Experience had taught all surrounding the king to distrust the constancy of his affections, and to dread the effects of his resentment. Anne’s parents had seen their daughter raised to a pinnacle of greatness, but her fate depended on his caprice: the breath of his displeasure could precipitate her to destruction. Thomas Boleyn, Earl of Wiltshire, the grandfather of the princely infant, supported the train on one side. He would live long enough to witness the cruel and disgraceful end of his children (Anne and Thomas Boleyn), and died long before the prosperous days of his illustrious grandchild, Elizabeth.19
***
As for Mary, the eldest daughter of Henry VIII, her whole life had been clouded with the first whisper of the king’s ‘secret matter’20. Until then the Princess had been surrounded with all the charm of greatness, without any of its disadvantages, for she had been so wisely educated, that she remained unspoiled by the adulation of courtiers, or by the enthusiasm with which the nation regarded her. Her delight was in study, in music, in almsgiving, in the bestowal of gifts, and in the society of her parents, both of whom were remarkable for talents above the average. There was no element of romance in her character. Her mental endowments were essentially of a practical nature, and she lacked almost entirely the gifts necessary to adapt them to a changing world. Nearly all her life long the times were out of joint, and she knew no other way to set them right, but that of uncompromising opposition. Yet she possessed in an eminent degree the virtues of her limitations. Her whole conduct was moulded on examples which she had been taught to revere as her conscience, and consistent to a fault, she saw little evil in the old order, little good in the new. Ardently affectionate, a loyal friend and bountiful mistress, she was keenly sensitive to every act of fidelity. She was so bred as she hated evil, knew no foul or unclean speeches. The fatal shadow of Anne Boleyn had fallen on the throne, and the king’s infatuation for her was to sweep both his wife and his daughter into a vortex of misery from which there was no escape for one of them but death.
The subject had been mooted as far back as 1525, and the first mention of the coming divorce, of which there is any record, is contained in a letter from Warham, Archbishop of Canterbury, to Wolsey. Referring to some other business, Warham says, “it will be better not to proceed further, till this great matter of the King’s grace be ended”. Again in 1526, after a long interval in which the subject seems to have been dropped, the Bishop of Bath and Wells remarked to the Cardinal of York, “there will be great difficulty circa istud benedictum divortium”.21
Mary was now stripped of the title of ‘Princess of Wales’, which she had borne from her childhood, that it might adorn a younger sister; one whose birth her interest, her religion, and her filial affection for an injured mother, taught her to regard as ‘base’ and ‘infamous’. She was swept by her emotion into a passionate resistance to the new order of things.

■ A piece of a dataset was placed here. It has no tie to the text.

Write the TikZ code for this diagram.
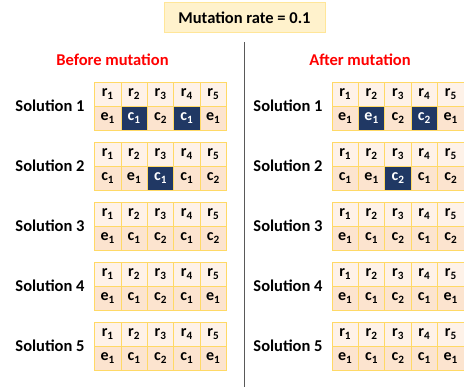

Under the secret stimulus and guidance of the Imperial Spanish ambassador, she flouted her father’s wishes and commands with a tenacity that roused his wrath to dangerous levels. She persisted in regarding Anne Boleyn as a ‘concubine’, her child as a ‘bastard’, with the result that the relations between the two women became charged with venom.
***
Elizabeth, the baby Princess, had spent the first months of her life with her mother in the Palace of Greenwich. In the expected fashion of a great lady, Anne did not have daily care of her child. Early in December 1533, at the age of three months, she was sent to be fostered at Hertford, and thereafter her mother saw her occasionally. Nonetheless the queen was very much involved with seeing that her daughter was turned out in the style to which her status entitled her. She visited her, both alone and with Henry, and was in regular touch with Margaret, Lady Bryan, (the mother of Sir Francis), who had actual charge of the child. Yet as the mother of a Princess, Anne could only have a partial say in the major decisions about her child; the king or the council had the last word. When instructions were given to have Elizabeth weaned, at the age of twenty-five months, they were given ‘by his grace, with the assent of the queen’s grace.’ Anne may have felt a special affinity with the woman looking after Elizabeth for she was her mother’s half-sister. But that was accidental. Lady Bryan had not been chosen for that relationship, but because she had previously watched over the infancy of Princess Mary. The choice was clearly Henry’s. There are only a few vignettes of Anne with Elizabeth, or with Elizabeth and Henry. One or two days before her arrest shows Anne attempting to appeal to Henry through the child and hints at powerful emotions. Already by then she had begun to think about her daughter’s future. Only a day earlier, she had had a conversation on the subject with her chaplain, Matthew Parker, who to his dying days, would believe that Anne had in some way commended the girl to his spiritual care.22
***
After Elizabeth’s birth, Mary had stayed at Beaulieu (afterwards New Hall) in Essex, in the care of the Countess of Salisbury and Lord Hussey, through whom the instructions were sent that she must not only reduce her estate but abandon the name of ‘Princess’. This, Mary declined to do, even when letters to the same effect were written in the King’s name by Sir William Paulet, comptroller of Henry’s household, in one of which she was ordered to break up her establishment and remove instantly to Hertford Castle.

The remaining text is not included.